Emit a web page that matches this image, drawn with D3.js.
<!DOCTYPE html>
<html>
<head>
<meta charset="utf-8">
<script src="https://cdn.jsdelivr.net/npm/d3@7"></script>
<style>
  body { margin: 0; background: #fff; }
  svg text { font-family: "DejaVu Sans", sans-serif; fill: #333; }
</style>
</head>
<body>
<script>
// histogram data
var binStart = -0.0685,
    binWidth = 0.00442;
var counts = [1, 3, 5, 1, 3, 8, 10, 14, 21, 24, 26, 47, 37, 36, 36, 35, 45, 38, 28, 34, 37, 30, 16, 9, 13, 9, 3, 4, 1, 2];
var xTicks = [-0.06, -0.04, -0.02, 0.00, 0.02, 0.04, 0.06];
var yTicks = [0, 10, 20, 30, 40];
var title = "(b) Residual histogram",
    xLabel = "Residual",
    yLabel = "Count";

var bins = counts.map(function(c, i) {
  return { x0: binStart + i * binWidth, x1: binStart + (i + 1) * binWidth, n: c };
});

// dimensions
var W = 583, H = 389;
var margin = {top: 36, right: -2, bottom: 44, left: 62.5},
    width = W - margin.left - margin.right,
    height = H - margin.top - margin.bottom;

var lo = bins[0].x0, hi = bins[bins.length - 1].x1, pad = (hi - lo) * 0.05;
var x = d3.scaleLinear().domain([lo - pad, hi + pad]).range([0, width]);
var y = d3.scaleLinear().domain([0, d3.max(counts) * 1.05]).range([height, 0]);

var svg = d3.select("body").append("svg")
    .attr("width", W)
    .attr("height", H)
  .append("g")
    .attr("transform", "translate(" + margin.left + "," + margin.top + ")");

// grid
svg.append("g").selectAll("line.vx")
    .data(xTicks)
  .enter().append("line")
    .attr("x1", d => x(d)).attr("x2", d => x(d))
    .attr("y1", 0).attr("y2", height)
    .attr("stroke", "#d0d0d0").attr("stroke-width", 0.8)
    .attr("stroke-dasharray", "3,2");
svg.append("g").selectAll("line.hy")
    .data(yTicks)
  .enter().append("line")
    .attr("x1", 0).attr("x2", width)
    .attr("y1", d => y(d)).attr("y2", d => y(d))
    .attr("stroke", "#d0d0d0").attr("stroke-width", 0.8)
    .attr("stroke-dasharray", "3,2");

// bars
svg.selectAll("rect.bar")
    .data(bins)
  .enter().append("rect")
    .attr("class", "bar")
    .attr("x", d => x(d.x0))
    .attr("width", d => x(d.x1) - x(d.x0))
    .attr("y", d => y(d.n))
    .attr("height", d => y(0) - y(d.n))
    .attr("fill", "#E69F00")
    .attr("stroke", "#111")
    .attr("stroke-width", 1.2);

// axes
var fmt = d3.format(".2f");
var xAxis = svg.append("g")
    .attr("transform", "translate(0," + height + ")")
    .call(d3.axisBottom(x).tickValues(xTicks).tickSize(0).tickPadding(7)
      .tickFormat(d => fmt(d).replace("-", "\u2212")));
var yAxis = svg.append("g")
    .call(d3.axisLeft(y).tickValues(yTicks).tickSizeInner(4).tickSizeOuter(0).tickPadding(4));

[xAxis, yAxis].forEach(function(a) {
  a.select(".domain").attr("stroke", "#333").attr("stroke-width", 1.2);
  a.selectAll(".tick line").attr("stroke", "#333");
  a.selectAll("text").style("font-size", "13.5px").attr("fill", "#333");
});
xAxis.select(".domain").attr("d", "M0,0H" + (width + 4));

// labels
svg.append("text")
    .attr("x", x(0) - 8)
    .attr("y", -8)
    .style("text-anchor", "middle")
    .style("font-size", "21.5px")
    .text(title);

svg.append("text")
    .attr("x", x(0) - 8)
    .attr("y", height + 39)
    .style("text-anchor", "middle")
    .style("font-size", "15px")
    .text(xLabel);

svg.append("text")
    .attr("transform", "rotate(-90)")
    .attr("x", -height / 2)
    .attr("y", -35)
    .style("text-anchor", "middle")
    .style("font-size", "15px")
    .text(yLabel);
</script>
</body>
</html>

Short problem: What you return should be the lines from the start of the data through the line with "var y = d3.scaleLinear().domain([0, d3.max(counts)", quoted exactly and nothing more.

Task output:
Emit a web page that matches this image, drawn with D3.js.
<!DOCTYPE html>
<html>
<head>
<meta charset="utf-8">
<script src="https://cdn.jsdelivr.net/npm/d3@7"></script>
<style>
  body { margin: 0; background: #fff; }
  svg text { font-family: "DejaVu Sans", sans-serif; fill: #333; }
</style>
</head>
<body>
<script>
// histogram data
var binStart = -0.0685,
    binWidth = 0.00442;
var counts = [1, 3, 5, 1, 3, 8, 10, 14, 21, 24, 26, 47, 37, 36, 36, 35, 45, 38, 28, 34, 37, 30, 16, 9, 13, 9, 3, 4, 1, 2];
var xTicks = [-0.06, -0.04, -0.02, 0.00, 0.02, 0.04, 0.06];
var yTicks = [0, 10, 20, 30, 40];
var title = "(b) Residual histogram",
    xLabel = "Residual",
    yLabel = "Count";

var bins = counts.map(function(c, i) {
  return { x0: binStart + i * binWidth, x1: binStart + (i + 1) * binWidth, n: c };
});

// dimensions
var W = 583, H = 389;
var margin = {top: 36, right: -2, bottom: 44, left: 62.5},
    width = W - margin.left - margin.right,
    height = H - margin.top - margin.bottom;

var lo = bins[0].x0, hi = bins[bins.length - 1].x1, pad = (hi - lo) * 0.05;
var x = d3.scaleLinear().domain([lo - pad, hi + pad]).range([0, width]);
var y = d3.scaleLinear().domain([0, d3.max(counts) * 1.05]).range([height, 0]);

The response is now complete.